O Cacique da Aldeia Caçula, Frederico Xavante, explica que o mutirão é um evento de grande importância para todos, e suprir a necessidade dos povos indígenas equilibra a balança da justiça social. “Agradecemos ao mutirão. Precisando muito desses serviços, são 23 aldeias na nossa região. Esperamos que tenha todos os anos. Não temos nem como agradecer”, disse o líder.

Clodoaldo Queiroz, que era defensor público-geral na época em que o projeto foi criado, explica que a população indígena de uma maneira geral, vive em localidades isoladas dos centros urbanos e por isso tem muita dificuldade de acessar aos serviços públicos.

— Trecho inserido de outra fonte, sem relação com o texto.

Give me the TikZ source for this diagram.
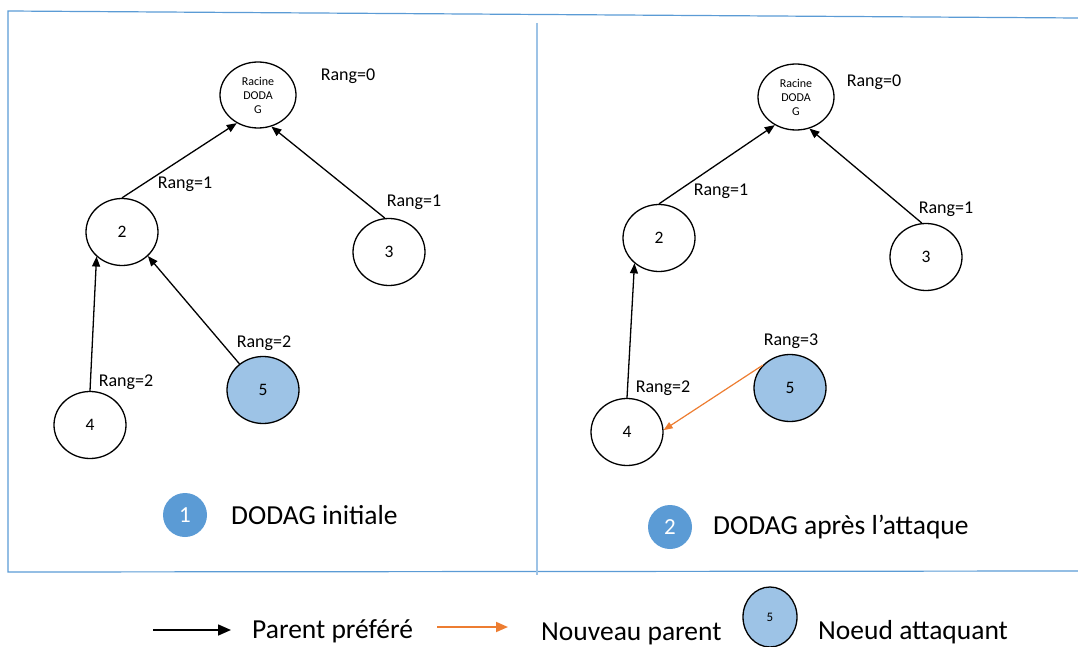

Esta situação, faz com que essa população demande que a Defensoria Pública esteja junto a ela, dentro das aldeias. 

"Essas pessoas por contra própria não teriam condições de acessar os seus direitos mais básicos como o registro civil, registro de nascimento, carteira de identidade e o acesso aos benefícios sociais. É isso que nós fazemos através do projeto Defensoria Até Você, são pessoas que são clientes potenciais da Defensoria Pública, que nunca chegariam aos nossos núcleos de atendimento porque vivem nessa situação de vulnerabilidade", ressalta o atual Secretário Executivo da instituição.